We shall discuss a sequential Monte Carlo-based approach to approximation of probability distributions defined on spaces of decomposable graphs, or, more generally, spaces of junction (clique) trees associated with such graphs. In particular, we apply a particle Gibbs version of the algorithm to Bayesian structure learning in decomposable graphical models, where the target distribution is a junction tree posterior distribution. Moreover, we use the proposed algorithm for exploring certain fundamental combinatorial properties of decomposable graphs, e.g. clique size distributions. Our approach requires the design of a family of proposal kernels, so-called junction tree expanders, which expand junction trees by connecting randomly new nodes to the underlying graphs. The performance of the estimators is illustrated through a collection of numerical examples demonstrating the feasibility of the suggested approach in high-dimensional domains.

 

CausalKinetiX: Learning stable structures in kinetic systems

Jonas Peters
University of Copenhagen

Learning kinetic systems from data is one of the core challenges in many fields. Identifying stable models is essential for the generalization capabilities of data-driven inference. We introduce a computationally efficient framework, called Causal KinetiX, that identifies structure from discrete time, noisy observations, generated from heterogeneous experiments. The algorithm assumes the existence of an underlying, invariant kinetic model. The results on both simulated and real-world examples suggests that learning the structure of kinetic systems can indeed benefit from a causal perspective. The talk is based on joint work with Niklas Pfister and Stefan Bauer. It does not require prior knowledge on causality or kinetic systems.

 

Autoencoders memorize training images

Caroline Uhler
MIT

The ability of deep neural networks to generalize well in the overparameterized regime has become a subject of significant research interest.

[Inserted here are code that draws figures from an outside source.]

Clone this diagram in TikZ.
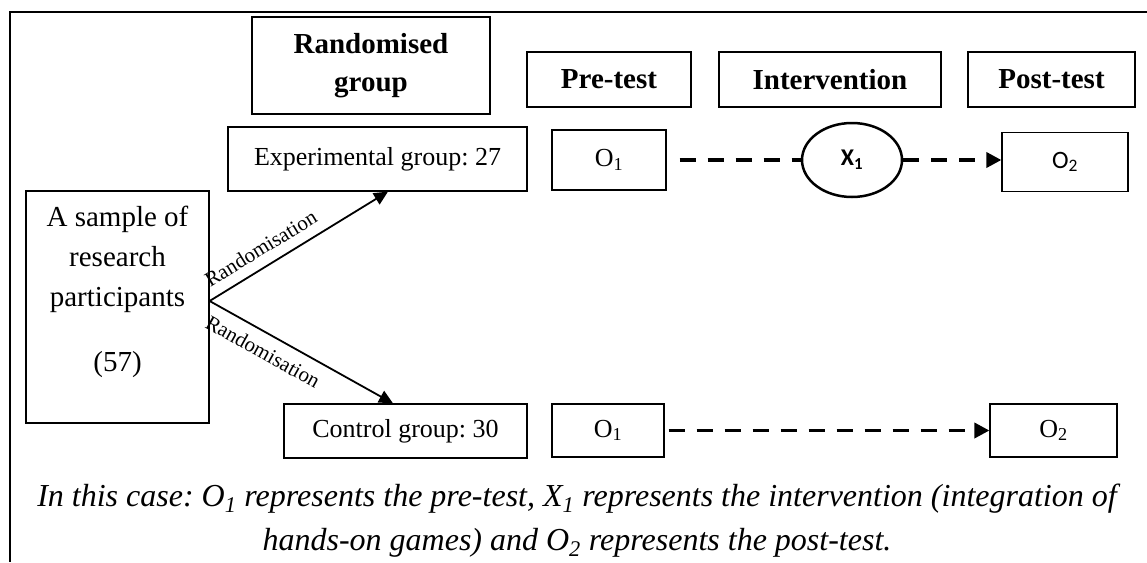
\documentclass[tikz,border=0pt]{standalone}
\usepackage{fontspec}
\setmainfont{Liberation Serif}
\newfontfamily\calibri{Carlito}
\usetikzlibrary{arrows.meta,shapes.geometric,calc}

\newcommand{\bodyfont}{\fontsize{26}{31}\selectfont}
\newcommand{\headfont}{\fontsize{29}{38}\selectfont\bfseries}

\begin{document}
\frenchspacing
\begin{tikzpicture}[x=1pt,y=-1pt,
  box/.style={draw,line width=1.2pt,inner sep=0pt,align=center},
  head/.style={box,font=\headfont},
  cell/.style={box,font=\bodyfont},
  flow/.style={line width=3.5pt,dash pattern=on 16pt off 12pt},
  split/.style={line width=1.8pt,-{Triangle[length=14pt,width=13pt]}},
  rlabel/.style={font=\fontsize{21}{22}\selectfont,sloped,inner sep=1pt},
  note/.style={font=\fontsize{32}{40}\selectfont\itshape,inner sep=0pt,anchor=base}]

\useasboundingbox (0,0) rectangle (1147,562);

% frame: top and left rules
\coordinate (ftl) at (10,12);
\coordinate (ftr) at (1147,12);
\coordinate (fbl) at (10,562);
\draw[line width=1.2pt] (ftr) -- (ftl) -- (fbl);

% column headings
\node[head,minimum width=238pt,minimum height=97pt] (rand) at (371,65.5) {Randomised\\group};
\node[head,minimum width=164pt,minimum height=55pt] (pre) at (609,79.5) {Pre-test};
\node[head,minimum width=222pt,minimum height=55pt] (intv) at (830,79.5) {Intervention};
\node[head,minimum width=167pt,minimum height=55pt] (post) at (1051.5,79.5) {Post-test};

% sample
\node[box,minimum width=183pt,minimum height=232pt] (sample) at (117.5,307) {};
\node[font=\fontsize{29}{40}\selectfont,align=center,inner sep=0pt] (sampletxt) at (117.5,292)
  {A sample of\\research\\participants\\[25pt](57)};

% experimental row
\node[cell,minimum width=299pt,minimum height=64pt] (exp) at (377.5,159) {Experimental group: 27};
\node[cell,minimum width=114pt,minimum height=60pt] (o1a) at (609,160) {O\textsubscript{1}};
\node[draw,ellipse,line width=2.5pt,minimum width=100pt,minimum height=74pt,inner sep=0pt,
      font=\calibri\bfseries\fontsize{24}{24}\selectfont] (x1) at (852,160) {X\textsubscript{1}};
\node[box,minimum width=126pt,minimum height=59pt,font=\calibri\fontsize{25}{25}\selectfont] (o2a) at (1065,162) {O\textsubscript{2}};

% control row
\node[cell,minimum width=243pt,minimum height=54pt] (ctrl) at (405.5,431) {Control group: 30};
\node[cell,minimum width=112pt,minimum height=53pt] (o1b) at (608,430.5) {O\textsubscript{1}};
\node[cell,minimum width=127pt,minimum height=53pt] (o2b) at (1053.5,430.5) {O\textsubscript{2}};

% randomisation arrows
\draw[split] ([yshift=6pt]sample.east) -- node[rlabel,pos=0.34,above=9pt] (ra) {Randomisation}
  ($(exp.south west)!0.535!(exp.south east)$);
\draw[split] ([yshift=6pt]sample.east) -- node[rlabel,pos=0.34,below=9pt] (rb) {Randomisation}
  ($(ctrl.north west)!0.449!(ctrl.north east)$);

% measurement flow
\draw[flow,shorten <=13pt] (o1a.east) -- (x1.west);
\draw[flow,-{Triangle[length=15pt,width=15pt]}] (x1.east) -- (o2a.west |- x1.east);
\draw[flow,shorten <=4pt,-{Triangle[length=15pt,width=15pt]}] (o1b.east) -- (o2b.west);

% caption, two centred lines
\node[note] (caption1) at (577,506)
  {In this case: O\textsubscript{1} represents the pre-test, X\textsubscript{1} represents the intervention (integration of};
\node[note] (caption2) at (577,550)
  {hands-on games) and O\textsubscript{2} represents the post-test.};
\end{tikzpicture}
\end{document}
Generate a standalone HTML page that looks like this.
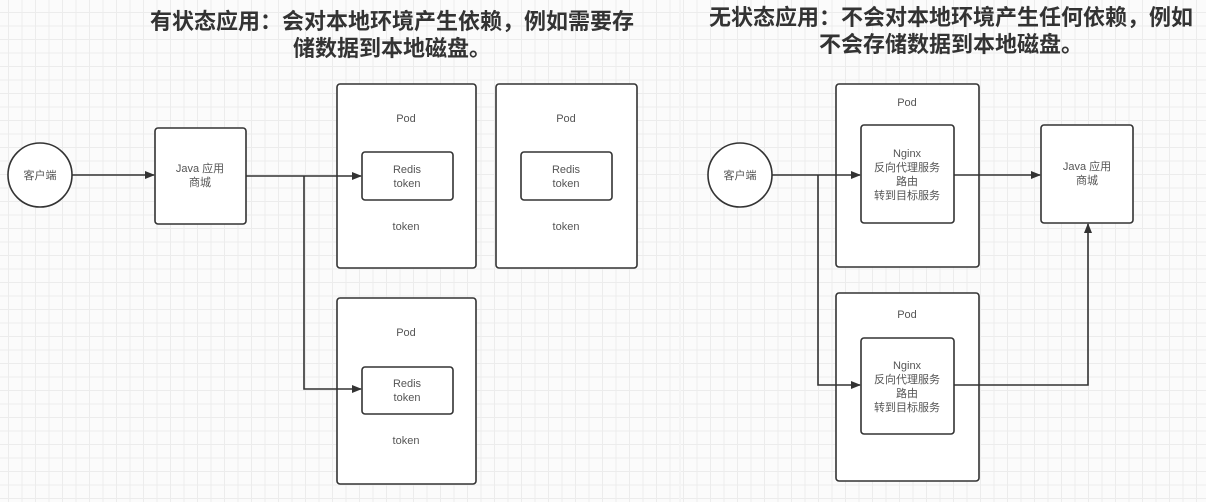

We show that overparameterized autoencoders exhibit memorization, a form of inductive bias that constrains the functions learned through the optimization process to concentrate around the training examples, although the network could in principle represent a much larger function class. In particular, we prove that single-layer fully-connected autoencoders project data onto the (nonlinear) span of the training examples. In addition, we show that deep fully-connected autoencoders learn a map that is locally contractive at the training examples, and hence iterating the autoencoder results in convergence to the training examples.